The Defense Tech Angle Nobody’s Discussing
Defense funding deserves more attention from the toolkit community. These companies are building infrastructure-level AI that eventually trickles down to commercial applications. The computer vision systems developed for military drones become the foundation for warehouse automation tools. The natural language processing built for intelligence analysis becomes customer service software.
This week’s defense deals signal where AI capabilities will be in 18-24 months. If you’re planning your toolkit stack for 2025, pay attention to what defense contractors are building today.
What Slowed Down (And Why It Matters)
Not everything is accelerating. Security-focused AI tools saw slower investment this week compared to previous months. That’s not because security is less important—it’s because the market is consolidating. Investors are picking winners rather than funding every startup with “AI security” in their pitch deck.
For buyers, this consolidation is actually good news. It means the tools that survive will have longer runways and more stable roadmaps. I’d rather recommend a security toolkit backed by a single large investor than one cobbled together with seed funding from twenty different sources.
The Intel Wildcard
Intel’s recent progress in foundry operations and server demand is the sleeper story in this week’s funding news. While everyone focuses on which AI startup raised the most money, Intel is quietly positioning itself as the infrastructure provider for all of them.
This matters because toolkit performance depends on hardware. The AI tools you’re evaluating today will run faster and cheaper if Intel’s foundry bet pays off. That’s not speculation—it’s basic economics of compute.
What to Actually Do With This Information
Don’t let funding announcements drive your toolkit decisions. The company that raised $200 million this week isn’t automatically better than the bootstrapped competitor that’s been profitable for three years.
Instead, use these funding patterns as leading indicators. AI and defense convergence means more specialized tools are coming. Security consolidation means your current vendors might get acquired. Intel’s foundry progress means infrastructure costs could drop.
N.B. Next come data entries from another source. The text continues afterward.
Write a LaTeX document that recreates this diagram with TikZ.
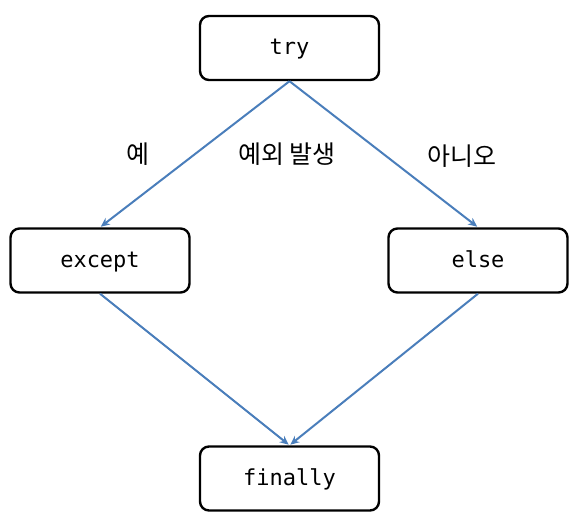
\documentclass[tikz,border=0pt]{standalone}
\usepackage{fontspec}
\setmonofont{DejaVu Sans Mono}
\newfontfamily\kofont{Noto Sans CJK KR}
\usetikzlibrary{positioning,arrows.meta}
\definecolor{flowblue}{HTML}{4A7EBB}

\begin{document}
\begin{tikzpicture}[x=1pt,y=-1pt,>={Stealth[length=9pt,width=8pt]},
  every node/.style={font=\ttfamily\fontsize{22}{26}\selectfont,align=center},
  blk/.style={draw,line width=2.4pt,rounded corners=9pt,
              minimum width=179pt,minimum height=64pt,
              text height=16pt,text depth=3pt},
  flow/.style={->,draw=flowblue,line width=2pt,shorten >=1pt},
  lbl/.style={font=\kofont\fontsize{25}{30}\selectfont}]
\useasboundingbox (0,0) rectangle (581,524);
\node[blk] (try)     at (289.5,48)  {try};
\node[blk] (except)  at (100,260.5) {except};
\node[blk] (else)    at (478,260.5) {else};
\node[blk] (finally) at (289.5,478.5) {finally};

\node[lbl] (yes)   at (138,154) {예};
\node[lbl] (raise) at (287,154) {예외 발생};
\node[lbl] (no)    at (462,156) {아니오};

\draw[flow] (try.south) -- (except.north);
\draw[flow] (try.south) -- (else.north);
\draw[flow] (except.south) -- (finally.north);
\draw[flow] (else.south) -- (finally.north);
\end{tikzpicture}
\end{document}
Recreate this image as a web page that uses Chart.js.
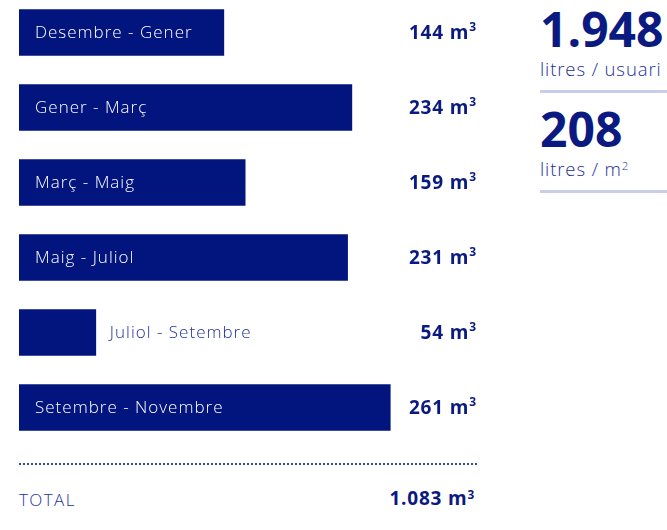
<!DOCTYPE html>
<html>
<head>
<meta charset="utf-8">
<script src="https://cdn.jsdelivr.net/npm/chart.js@4"></script>
<style>
  body { margin: 0; width: 667px; height: 530px; overflow: hidden; background: #fff; font-family: "Open Sans", sans-serif; position: relative; }
  #wrap { position: absolute; left: 0; top: -5px; width: 490px; height: 450px; }
  .sep-dots { position: absolute; left: 19px; top: 463px; width: 458px; border-top: 2px dotted #3546b8; }
  .total { position: absolute; left: 19px; top: 488px; font-size: 17px; color: #2234a8; font-weight: 300; letter-spacing: 1.4px; }
  .total-val { position: absolute; right: 192px; top: 485px; font-size: 19px; color: #0b1a80; font-weight: 700; letter-spacing: 0.8px; }
  sup { font-size: 0.62em; vertical-align: 0.55em; line-height: 0; }
  .stat { position: absolute; left: 540px; width: 127px; border-bottom: 3px solid #c8cdea; }
  .big { font-size: 48px; font-weight: 700; color: #0b1a80; line-height: 46px; letter-spacing: 0px; }
  .small { font-size: 18.5px; color: #22309a; font-weight: 300; line-height: 26px; padding-top: 4px; padding-bottom: 8px; white-space: nowrap; letter-spacing: 0.9px; }
</style>
</head>
<body>
<div id="wrap"><canvas id="chart"></canvas></div>
<div class="sep-dots"></div>
<div class="total">TOTAL</div>
<div class="total-val" id="totalVal"></div>
<div class="stat" style="top:6px"><div class="big" id="stat0"></div><div class="small">litres / usuari</div></div>
<div class="stat" style="top:106px"><div class="big" id="stat1"></div><div class="small">litres / m<sup>2</sup></div></div>
<script>
// Consum per període (m3)
const periodes = ['Desembre - Gener', 'Gener - Març', 'Març - Maig', 'Maig - Juliol', 'Juliol - Setembre', 'Setembre - Novembre'];
const consum = [144, 234, 159, 231, 54, 261];
const ratios = [1948, 208];

function formatNum(n) {
    return n.toString().replace(/\B(?=(\d{3})+(?!\d))/g, '.');
}

const total = consum.reduce((a, b) => a + b, 0);
document.getElementById('totalVal').innerHTML = formatNum(total) + ' m<sup>3</sup>';
document.getElementById('stat0').textContent = formatNum(ratios[0]);
document.getElementById('stat1').textContent = formatNum(ratios[1]);

// Etiquetes dins/fora de la barra i valors a la dreta
const etiquetesPlugin = {
    id: 'etiquetes',
    afterDatasetsDraw(chart) {
        const ctx = chart.ctx;
        const meta = chart.getDatasetMeta(0);
        ctx.save();
        ctx.textBaseline = 'middle';
        meta.data.forEach((bar, i) => {
            const left = bar.base;
            const right = bar.x;
            ctx.font = '300 17px "Open Sans"';
            ctx.letterSpacing = '1px';
            const w = ctx.measureText(periodes[i]).width;
            ctx.textAlign = 'left';
            if (w + 32 < right - left) {
                ctx.fillStyle = '#ffffff';
                ctx.fillText(periodes[i], left + 16, bar.y + 1);
            } else {
                ctx.fillStyle = '#22309a';
                ctx.fillText(periodes[i], right + 14, bar.y + 1);
            }
            // valor
            ctx.letterSpacing = '0px';
            ctx.fillStyle = '#0b1a80';
            ctx.font = '700 12px "Open Sans"';
            const supW = ctx.measureText('3').width;
            ctx.textAlign = 'right';
            ctx.fillText('3', 476, bar.y - 5);
            ctx.font = '700 19px "Open Sans"';
            ctx.letterSpacing = '0.8px';
            ctx.fillText(consum[i] + ' m', 476 - supW, bar.y + 1);
        });
        ctx.restore();
    }
};

new Chart(document.getElementById('chart'), {
    type: 'bar',
    data: {
        labels: periodes,
        datasets: [{
            data: consum,
            backgroundColor: '#02157f',
            barThickness: 46,
            borderWidth: 0
        }]
    },
    options: {
        indexAxis: 'y',
        responsive: true,
        maintainAspectRatio: false,
        animation: false,
        layout: { padding: { left: 19, right: 44.25, top: 0, bottom: 0 } },
        plugins: {
            legend: { display: false },
            tooltip: { enabled: false }
        },
        scales: {
            x: { display: false, min: 0, max: 300 },
            y: { display: false }
        }
    },
    plugins: [etiquetesPlugin]
});
</script>
</body>
</html>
The real value in tracking funding rounds isn’t knowing who raised money—it’s understanding why investors are betting on specific capabilities. Those bets reveal where the market is heading, which helps you make smarter purchasing decisions today.
This week’s funding data shows a market that’s simultaneously overheated and selective. AI continues to attract capital, but not all AI. Defense is surging, but only for specific applications. The companies winning big deals are the ones solving narrow problems exceptionally well, not broad problems adequately.
That’s the lesson for toolkit buyers: specificity beats generality, even when the general-purpose tools have bigger war chests.